'Moore's Law is running out of gas'

IBM Corp. Fellow Carl Anderson, who oversees physical design and tools in its server division, predicted during a recent conference the end of continued exponential scaling down of the size and cost of semiconductors. The end of the era of Moore's Law, Anderson declared, is at hand.
Anderson was one of 65 semiconductor gurus speaking at the International Symposium on Physical Design 2009, which also unveiled a new method for synthesising critical paths, a host of analogue design innovations and a new twist on the annual physical design contest.

The IBM Fellow observed that like the railroad, automotive and aviation industries before it, the semiconductor industry has matured to the point that the pace of continued innovation is slowing.

"There was exponential growth in the railroad industry in the 1800s; there was exponential growth in the automobile industry in the 1930s and 1940s; and there was exponential growth in the performance of aircraft until [test pilots reached] the speed of sound. But eventually exponential growth always comes to an end," said Anderson.

A generation or two of continued exponential growth will likely continue only for leading-edge chips such as multi-core microprocessors, but more designers are finding that everyday applications do not require the latest physical designs, Anderson said.

Consequently, Moore's Law—halving of the dimensions and doubling of speed of chips every 18 months—will run out of steam very soon. Only a few high-end chipmakers today can even afford the exorbitant cost of next-generation research and design, much less the fabs to build them.

Anderson cited three next-generation technologies that were still on the fast track for exponential growth: optical interconnects, 3D chips and accelerator-based processing. He predicted that rack-to-rack optical interconnects will become commonplace, with chip-to-chip optical connections on the same board coming soon. But Anderson said on-chip optical signalling remains years away.

He also predicted that stacked DRAM dies would be the first to go 3D.

Synthesising a critical path
The conference's best paper award went to researcher Qunzeng Liu and Professor Sachin Sapatnekar of the University of Minnesota, The paper described their method of synthesising a critical path during design process that could then serve as a representative for post-silicon delay prediction. The representative critical path could serve as a "canary in a coal mine" for tuning post-silicon yield enhancement, they said. "With the increasing variability concerns and performance deviation due to the variability in advanced technologies," said Gi-Joon Nam, the conference general chair, "post-silicon analysis and optimisation is attracting attention to actually measuring variability in order to improve the performance of silicon."

Nam added that the research "can be extremely useful, particularly in high-end technology nodes with significant variations."

Simulations predict less than 3 per cent prediction errors when synthesising a representative critical path (RCP). Sapatnekar's group plans to test their techniques on silicon chips to confirm the effectiveness of RCPs.

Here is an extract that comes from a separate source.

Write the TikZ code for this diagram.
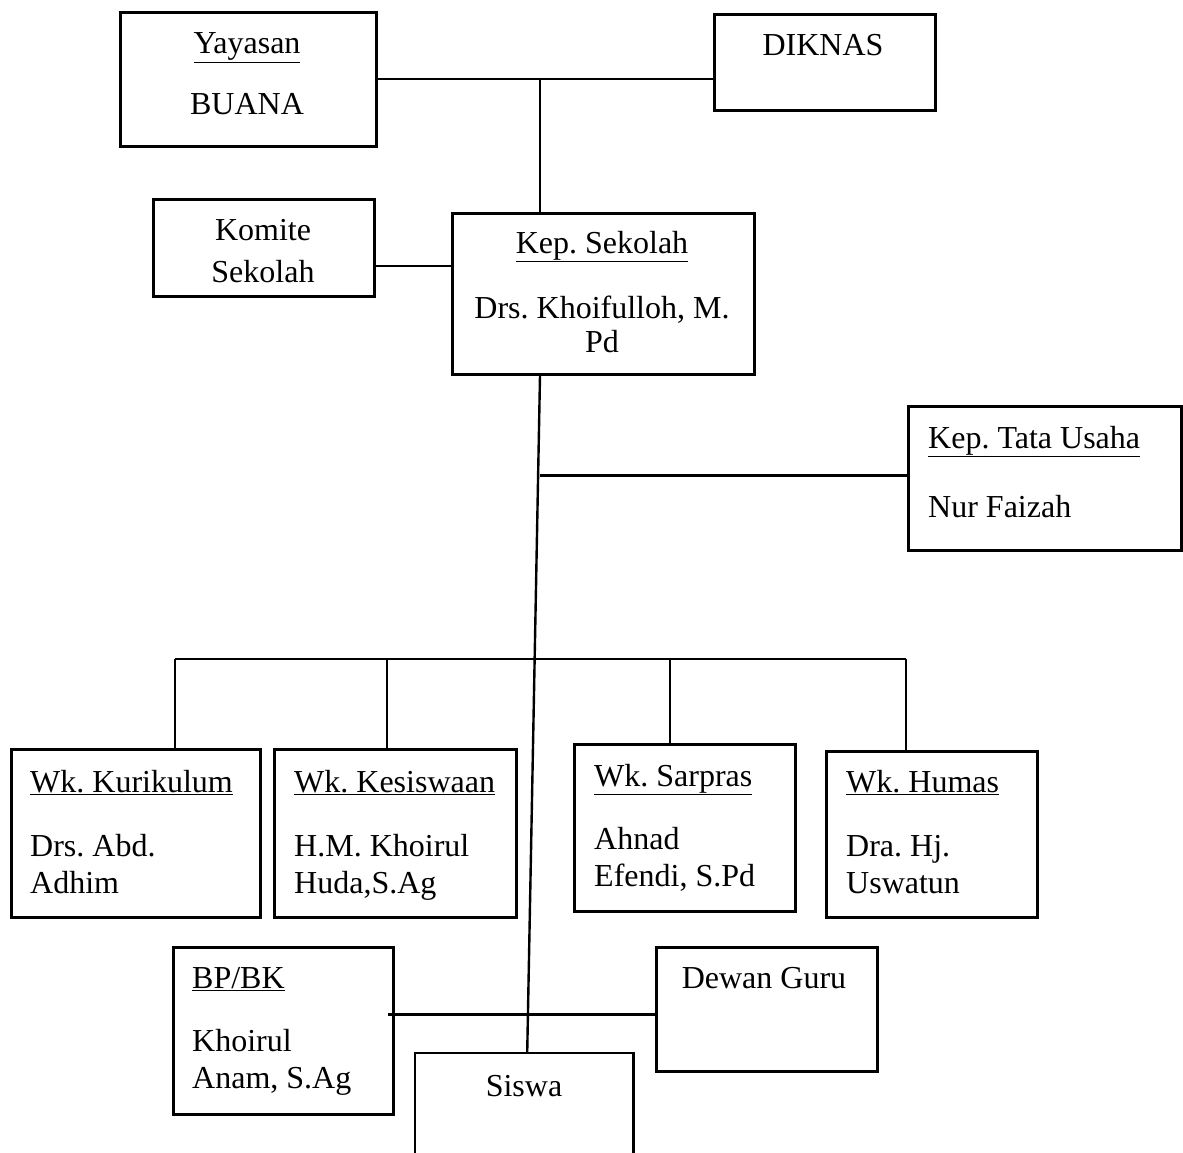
\documentclass[tikz,border=0pt]{standalone}
\usepackage{fontspec}
\setmainfont{Liberation Serif}
\frenchspacing
\begin{document}
\begin{tikzpicture}[x=1pt,y=-1pt,
    font=\fontsize{32}{37}\selectfont,
    unit/.style={draw,line width=2.6pt,inner sep=0pt,anchor=north west},
    link/.style={line width=2.4pt},
    lefttxt/.style={anchor=base west,align=left,inner sep=0pt},
    midtxt/.style={anchor=base,align=center,inner sep=0pt}]
    \useasboundingbox (0,0) rectangle (1183,1153);

    % boxes
    \node[unit,minimum width=256pt,minimum height=134pt] (yayasan) at (119,11) {};
    \node[unit,minimum width=221pt,minimum height=96pt] (diknas) at (713,13) {};
    \node[unit,minimum width=221pt,minimum height=97pt] (komite) at (152,198) {};
    \node[unit,minimum width=302pt,minimum height=161pt] (kepsek) at (451,212) {};
    \node[unit,minimum width=273pt,minimum height=144pt] (tu) at (907,405) {};
    \node[unit,minimum width=249pt,minimum height=168pt] (kur) at (10,748) {};
    \node[unit,minimum width=242pt,minimum height=168pt] (kes) at (273,748) {};
    \node[unit,minimum width=221pt,minimum height=167pt] (sar) at (573,743) {};
    \node[unit,minimum width=211pt,minimum height=166pt] (hum) at (825,750) {};
    \node[unit,minimum width=220pt,minimum height=167pt] (bpbk) at (172,946) {};
    \node[unit,minimum width=221pt,minimum height=124pt] (dewan) at (655,946) {};
    \node[inner sep=0pt,anchor=north west,minimum width=218pt,minimum height=120pt] (siswa) at (415,1053) {};
    \draw[line width=2.6pt] (siswa.south west) -- (siswa.north west) -- (siswa.north east) -- (siswa.south east);

    % texts (base = last line)
    \node[midtxt] (tyay) at (247,115) {\underline{Yayasan}\\[24pt]BUANA};
    \node[midtxt] (tdik) at (823,56) {DIKNAS};
    \node[midtxt] (tkom) at (263,282) {Komite\\[5pt]Sekolah};
    \node[midtxt] (tkep) at (602,352) {\underline{Kep. Sekolah}\\[28pt]Drs. Khoifulloh, M.\\[-3pt]Pd};
    \node[lefttxt] (ttu) at (928,517) {\underline{Kep. Tata Usaha}\\[32pt]Nur Faizah};
    \node[lefttxt] (tkur) at (30,893) {\underline{Wk. Kurikulum}\\[27pt]Drs. Abd.\\Adhim};
    \node[lefttxt] (tkes) at (294,893) {\underline{Wk. Kesiswaan}\\[27pt]H.M. Khoirul\\Huda,S.Ag};
    \node[lefttxt] (tsar) at (594,886) {\underline{Wk. Sarpras}\\[26pt]Ahnad\\Efendi, S.Pd};
    \node[lefttxt] (thum) at (846,893) {\underline{Wk. Humas}\\[27pt]Dra. Hj.\\Uswatun};
    \node[lefttxt] (tbp) at (192,1088) {\underline{BP/BK}\\[26pt]Khoirul\\Anam, S.Ag};
    \node[midtxt] (tdew) at (764,988) {Dewan Guru};
    \node[midtxt] (tsis) at (524,1096) {Siswa};

    % connectors
    \coordinate (jtop) at (540,78);
    \draw[link] (yayasan.east) -- (yayasan.east -| diknas.west);
    \draw[link] (jtop) -- (jtop |- kepsek.north);
    \draw[link] ([yshift=-18pt]komite.east) -- ([yshift=-18pt]komite.east -| kepsek.west);
    \coordinate (sw) at ([xshift=3pt]siswa.north);
    \draw[link] (jtop |- kepsek.south) -- (sw);
    \draw[link] ([yshift=3pt]tu.west) -- ([yshift=3pt]tu.west -| jtop);

    \coordinate (b1) at (175,659);
    \coordinate (b2) at (387,659);
    \coordinate (b3) at (670,659);
    \coordinate (b4) at (906,659);
    \draw[link] (b1) -- (b4);
    \draw[link] (b1) -- (b1 |- kur.north);
    \draw[link] (b2) -- (b2 |- kes.north);
    \draw[link] (b3) -- (b3 |- sar.north);
    \draw[link] (b4) -- (b4 |- hum.north);

    \draw[link] ([yshift=-5pt]dewan.west) -- ([yshift=-5pt,xshift=-7pt]dewan.west -| bpbk.east);
\end{tikzpicture}
\end{document}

Analogue design innovation
Experts from Magma Design Automation, Taiwan Semiconductor Manufacturing Co. and Bosch predicted that the rapid pace of analogue design innovation would continue. Magma's Anirudth Devgan described a method for abstracting analogue block designs with parameterised, model-based analogue design acceleration. Devgan said automatic place-and-route tools were best used only at the top level of analogue and mixed-signal blocks, rather than at the individual block level.

Eric Soenen, director of TSMC's Austin Design Center, said the most critical aspect of analogue design was good layout techniques, especially those using smart matching, shielding and spacing techniques.

Bosch's Goeran Jerke described a formal framework for increasing the efficiency and degree of automation for analogue design tools by representing abstract constraints and automatically transforming them to lower-level design constraints.

A new twist on the annual design contest this year was a clock network synthesis task. Twenty-seven teams (16 from the United States) entered, but only nine survived.

"Research in EDA tools for clock synthesis is not as popular as other areas such as placement or routing," said Phillip Restle, a research staff member at IBM's Watson Research Center. "However, clock design automation is actually much more difficult."

The task involved distributing a 2GHz clock across a chip with picosecond precision. IBM evaluated the submissions using seven benchmarks derived from its most recent 45nm designs. It verified results with electrical circuit simulations using open-source tools and the Predictive Technology Model created at Arizona State University.

Of the three winning entries, one came from the United States: "Contango", written by Dongjin Lee, a graduate student working in the lab of Professor Igor Markov at the University of Michigan.

"The contest was based on Spice simulation, and we found that even the state-of-the-art analytical models were not accurate enough," said Markov. "We had to put Spice inside our optimisation flow."

The two other winning teams were National Taiwan University and National Chiao-Tung University.

"This contest is a first step towards capturing concerns of industrial clock synthesis, targeting rough estimates for real clock skew using Spice simulations subject to power and slew constraints," said Rupesh Shelar, a senior component design engineer at Intel Corp.

Prashant Saxena, the conference programme chair and principal engineer at Synopsys, said the new clock synthesis contest should spur new research into areas neglected using more conservative clocking methodologies. The result, Saxena said, will be better algorithms and more highly automated clocking flows.